Seize ans plus tard, après sa « mixtape » Section. 80, Kendrick Lamar, protégé de Dr Dre, sort son premier véritable album, intitulé good kid, m.A.A.d city. Une chronique autobiographique brillante, à la fois intime et épique. Le disque hip hop de l’année, ni plus ni moins.

Straight outta Compton

Kendrick Lamar est né à Compton, Los Angeles. Pas le genre d’endroit facile à vivre. Un quartier-ghetto noir, qui reste notamment la proie de règlements de compte réguliers entre gangs rivaux. Même si la situation ne semble plus aussi explosive que dans les années 80-90. A l’époque, le hip hop avait été la première et seule musique à refléter le chaos urbain. En 88, le collectif NWA sortait Straight Outta Compton et inventait du même coup le gangsta rap. Pour le meilleur. Et aussi pour le pire, la virulence du propos devenant rapidement un gimmick marketing comme un autre.  » America target our rap market, its controversy and hate« , rappe Lamar, lucide.

Il prolonge lui-même cette histoire. A sa manière. Dans le clip de Straight Outta Compton, NWA avançait en bande, menaçant, les baskets en flammes. Autre époque, autre optique: Lamar préfère l’introspection, moins dans la dénonciation que dans le récit personnel. Good kid, m.A.A.d city raconte la trajectoire d’un ado de 17 ans, ses errances, ses doutes, constamment sur le fil: my Angry Adolescence divided (m.A.A.d, donc). La drague, l’alcool ( Swimming Pool), la violence, les mauvais coups, l’effet de bande (  » I’ve never been violent, until I’m with the homies« , avoue-t-il sur The Art of Peer Pressure)… Tout y passe, avec un sens du storytelling aussi simple que fulgurant ( » It’s 2.30 and the sun is beaming/Air conditioner broke and I hear my stomach screamin’ « ).
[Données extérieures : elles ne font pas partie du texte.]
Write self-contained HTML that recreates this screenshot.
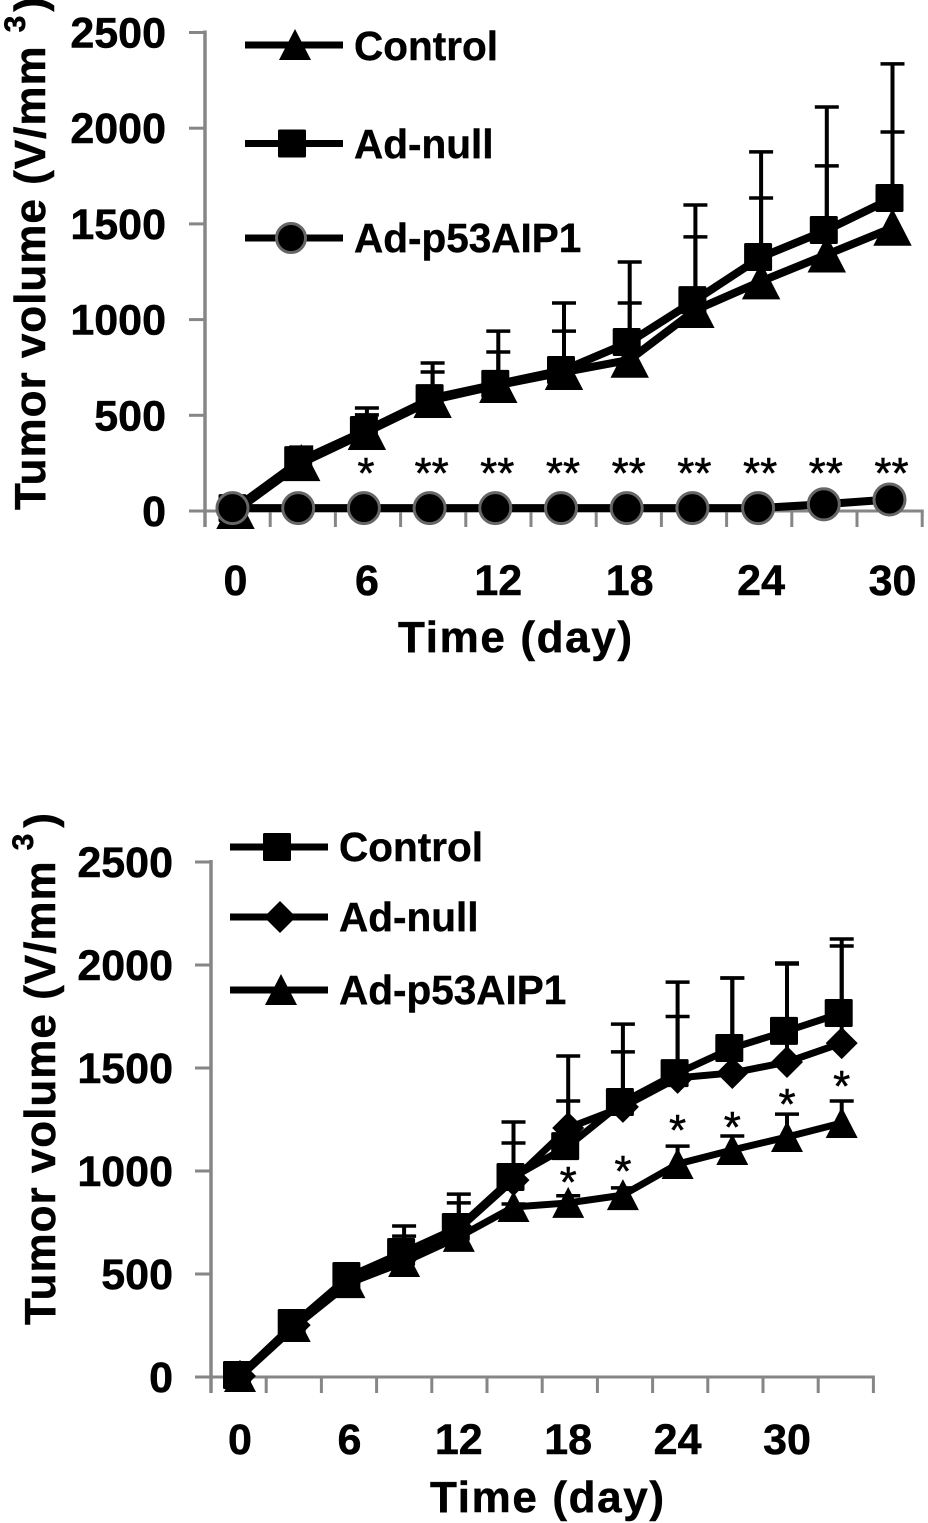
<!DOCTYPE html>
<html lang="en">
<head>
<meta charset="utf-8">
<title>Tumor volume charts</title>
<style>
html,body{margin:0;padding:0;background:#fff;}
svg{display:block;}
text{font-family:"Liberation Sans",Arial,sans-serif;fill:#000;}
.b{font-weight:bold;}
.tick{font-weight:bold;font-size:43px;stroke:#000;stroke-width:.5px;}
.leg{font-weight:bold;font-size:40.5px;stroke:#000;stroke-width:.4px;}
.ttl{font-weight:bold;font-size:44px;stroke:#000;stroke-width:.5px;}
.star{font-size:44px;text-anchor:middle;stroke:#000;stroke-width:.5px;}
</style>
</head>
<body>
<svg id="root" width="928" height="1523" viewBox="0 0 928 1523" xmlns="http://www.w3.org/2000/svg">
  <rect width="928" height="1523" fill="#fff"/>
  <g id="a">
    <text class="ttl" transform="translate(45,510) rotate(-90)" style="letter-spacing:1px">Tumor volume (V/mm<tspan dx="13" dy="-20" font-size="30">3</tspan><tspan dy="20" dx="3">)</tspan></text>
    <text class="ttl" x="398" y="652" textLength="234" lengthAdjust="spacing">Time (day)</text>
    <text class="leg" x="354" y="60">Control</text>
    <text class="leg" x="354" y="158">Ad-null</text>
    <text class="leg" x="354" y="252">Ad-p53AIP1</text>
  </g>
  <g id="b">
    <text class="ttl" transform="translate(55,1325) rotate(-90)" style="letter-spacing:1px">Tumor volume (V/mm<tspan dx="10" dy="-22" font-size="30">3</tspan><tspan dy="22" dx="5">)</tspan></text>
    <text class="ttl" x="430" y="1512" textLength="234" lengthAdjust="spacing">Time (day)</text>
    <text class="leg" x="339" y="861">Control</text>
    <text class="leg" x="339" y="931">Ad-null</text>
    <text class="leg" x="339" y="1004">Ad-p53AIP1</text>
  </g>
</svg>
<script>
// ---- chart data ----
const yTickValues = [0, 500, 1000, 1500, 2000, 2500];
const xTickLabels = ['0', '6', '12', '18', '24', '30'];

// top chart: one point every 3 days
const topControl = [0, 250, 413, 580, 658, 726, 790, 1050, 1200, 1340, 1480];
const topAdNull = [15, 266, 423, 590, 664, 737, 883, 1102, 1327, 1468, 1635];
const topP53 = [15, 15, 15, 15, 15, 15, 15, 15, 15, 35, 60];
const topControlUpper = [0, 319, 502, 726, 831, 940, 1087, 1432, 1635, 1803, 1980];
const topAdNullUpper = [15, 334, 538, 773, 940, 1087, 1301, 1599, 1876, 2111, 2336];
const topStarIndex = [2, 3, 4, 5, 6, 7, 8, 9, 10];
const topStarText = ['*', '**', '**', '**', '**', '**', '**', '**', '**'];
const topStarValue = [225, 225, 225, 225, 225, 225, 225, 225, 225];

// bottom chart
const botControl = [10, 262, 490, 607, 728, 971, 1121, 1335, 1475, 1597, 1680, 1767];
const botAdNull = [5, 252, 481, 592, 718, 956, 1209, 1311, 1452, 1476, 1529, 1621];
const botP53 = [0, 243, 456, 558, 680, 825, 845, 883, 1034, 1102, 1165, 1233];
const botControlUpper = [15, 270, 520, 733, 888, 1238, 1340, 1713, 1917, 1937, 2010, 2092];
const botAdNullUpper = [10, 260, 510, 684, 845, 1136, 1558, 1578, 1750, 1937, 2005, 2126];
const botP53Upper = [0, 250, 470, 570, 700, 840, 880, 918, 1121, 1170, 1276, 1340];
const botStarIndex = [6, 7, 8, 9, 10, 11];
const botStarText = ['*', '*', '*', '*', '*', '*'];
const botStarValue = [971, 1024, 1223, 1238, 1349, 1437];

// ---- axis functions ----
const xTop = i => 235.5 + 65.7 * i;
const yTop = v => 511 - v * 478.5 / 2500;
const xBot = i => 240 + 54.7 * i;
const yBot = v => 1377 - v * 515 / 2500;

const NS = 'http://www.w3.org/2000/svg';
const AXIS = '#868686';

function mk(parent, tag, name) {
  const el = document.createElementNS(NS, tag);
  
  
  parent.appendChild(el);
  return el;
}
function line(parent, name, x1, y1, x2, y2, color, w) {
  const el = mk(parent, 'line', name);
  el.setAttribute('x1', x1);
  el.setAttribute('y1', y1);
  el.setAttribute('x2', x2);
  el.setAttribute('y2', y2);
  el.setAttribute('stroke', color);
  el.setAttribute('stroke-width', w);
  return el;
}
function marker(parent, name, kind, x, y, scale) {
  const s = scale || 1;
  let el;
  if (kind === 'square') {
    el = mk(parent, 'rect', name);
    el.setAttribute('x', x - 14);
    el.setAttribute('y', y - 14);
    el.setAttribute('width', 28);
    el.setAttribute('height', 28);
    el.setAttribute('rx', 1.5);
    el.setAttribute('fill', '#000');
  } else if (kind === 'triangle') {
    el = mk(parent, 'polygon', name);
    el.setAttribute('points', x + ',' + (y - 16 * s) + ' ' + (x + 16 * s) + ',' + (y + 15 * s) + ' ' + (x - 16 * s) + ',' + (y + 15 * s));
    el.setAttribute('fill', '#000');
  } else if (kind === 'diamond') {
    el = mk(parent, 'polygon', name);
    el.setAttribute('points', x + ',' + (y - 16) + ' ' + (x + 16) + ',' + y + ' ' + x + ',' + (y + 16) + ' ' + (x - 16) + ',' + y);
    el.setAttribute('fill', '#000');
  } else {
    el = mk(parent, 'circle', name);
    el.setAttribute('cx', x);
    el.setAttribute('cy', y);
    el.setAttribute('r', 14.5 * s);
    el.setAttribute('fill', '#000');
    el.setAttribute('stroke', '#666');
    el.setAttribute('stroke-width', 3);
  }
  return el;
}
function label(parent, name, txt, x, y, cls, anchor) {
  const el = mk(parent, 'text', name);
  el.setAttribute('x', x);
  el.setAttribute('y', y);
  el.setAttribute('class', cls);
  el.setAttribute('text-anchor', anchor);
  el.textContent = txt;
  return el;
}
function axes(g, prefix, y, axisX, tickStep, tickCount, yLabelX, xf, xLabelY) {
  const baseY = y(0);
  line(g, prefix + '-y-axis', axisX, y(2500) - 2, axisX, baseY + 16, AXIS, 3.5);
  yTickValues.forEach(v => {
    line(g, prefix + '-y-tick', axisX - 16, y(v), axisX, y(v), AXIS, 3);
    label(g, prefix + '-y-tick-label', String(v), yLabelX, y(v) + 15, 'tick', 'end');
  });
  const xEnd = axisX + tickStep * tickCount;
  line(g, prefix + '-x-axis', axisX - 16, baseY, xEnd + 1.5, baseY, AXIS, 3);
  for (let k = 1; k <= tickCount; k++) {
    line(g, prefix + '-x-tick', axisX + k * tickStep, baseY, axisX + k * tickStep, baseY + 16, AXIS, 3);
  }
  xTickLabels.forEach((t, n) => {
    label(g, prefix + '-x-tick-label', t, xf(n * 2), xLabelY, 'tick', 'middle');
  });
}
function errors(g, name, upper, means, x, y, thin) {
  upper.forEach((u, i) => {
    if (u <= means[i]) return;
    line(g, name + '-error-stem', x(i), y(means[i]), x(i), y(u), '#000', thin);
    line(g, name + '-error-cap', x(i) - 12, y(u), x(i) + 12, y(u), '#000', 3.5);
  });
}
function series(g, name, values, kind, x, y, dx, w, scale) {
  const path = mk(g, 'polyline', name + '-line');
  path.setAttribute('points', values.map((v, i) => x(i) + ',' + y(v)).join(' '));
  path.setAttribute('fill', 'none');
  path.setAttribute('stroke', '#000');
  path.setAttribute('stroke-width', w);
  path.setAttribute('stroke-linejoin', 'round');
  values.forEach((v, i) => {
    marker(g, name + '-point', kind, x(i) + dx, y(v), scale);
  });
}
function stars(g, name, idx, txt, vals, x, y, dx) {
  idx.forEach((n, k) => {
    label(g, name, txt[k], x(n) + dx, y(vals[k]) + 20, 'star', 'middle');
  });
}
function legendRow(g, name, kind, x1, x2, mx, yy) {
  line(g, name + '-line', x1, yy, x2, yy, '#000', 7);
  marker(g, name + '-marker', kind, mx, yy);
}

// ---- top chart ----
const gA = document.getElementById('a');
axes(gA, 'top', yTop, 205, 65.2, 11, 166, xTop, 595);
errors(gA, 'top-control', topControlUpper, topControl, xTop, yTop, 4);
errors(gA, 'top-ad-null', topAdNullUpper, topAdNull, xTop, yTop, 4);
series(gA, 'top-control', topControl, 'triangle', xTop, yTop, 0, 8, 1.2);
series(gA, 'top-ad-null', topAdNull, 'square', i => xTop(i), yTop, -3, 8);
series(gA, 'top-p53aip1', topP53, 'circle', i => xTop(i) - 3, yTop, 0, 8, 1.07);
stars(gA, 'top-significance', topStarIndex, topStarText, topStarValue, xTop, yTop, -1);
legendRow(gA, 'top-legend-control', 'triangle', 245, 343, 295, 45);
legendRow(gA, 'top-legend-ad-null', 'square', 245, 343, 292, 143.5);
legendRow(gA, 'top-legend-ad-p53aip1', 'circle', 245, 343, 291, 238);

// ---- bottom chart ----
const gB = document.getElementById('b');
axes(gB, 'bottom', yBot, 211, 55.2, 12, 173, xBot, 1454);
errors(gB, 'bottom-control', botControlUpper, botControl, xBot, yBot, 4);
errors(gB, 'bottom-ad-null', botAdNullUpper, botAdNull, xBot, yBot, 4);
errors(gB, 'bottom-p53aip1', botP53Upper, botP53, xBot, yBot, 4);
series(gB, 'bottom-p53aip1', botP53, 'triangle', xBot, yBot, 0, 7, 1);
series(gB, 'bottom-ad-null', botAdNull, 'diamond', xBot, yBot, 0, 7);
series(gB, 'bottom-control', botControl, 'square', xBot, yBot, -3, 7);
stars(gB, 'bottom-significance', botStarIndex, botStarText, botStarValue, xBot, yBot, 0);
legendRow(gB, 'bottom-legend-control', 'square', 230, 328, 277, 847);
legendRow(gB, 'bottom-legend-ad-null', 'diamond', 230, 328, 280, 917);
legendRow(gB, 'bottom-legend-ad-p53aip1', 'triangle', 230, 328, 281, 990);
</script>
</body>
</html>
Cela donne notamment le diptyque Sing About Me/I’m Dying of Thirst, sommet de l’album, morceau-charnière long de 12 minutes. Il est suivi par Real, mot-clé de l’univers hip hop auquel Lamar redonne une nouvelle intensité. Entre les morceaux, des extraits de conversation avec les parents de Lamar apparaissent comme des contrepoints, qui achèvent de donner une envergure inattendue au disque. Au magazine Complex, le rappeur déclarait notamment vouloir que l’on pense à son album, « en se disant: « Je sais qui est cette personne « , plutôt que « C’est la chanson qui a fait un carton. «  » Mission accomplie.

La black music a toujours été traversée par une certaine tradition des ghetto stories, riche de véritables chefs-d’£uvre, du Innervisions de Stevie Wonder au Ready to Die de Notorious BIG. On peut désormais y ajouter Good kid, m.A.A.d city.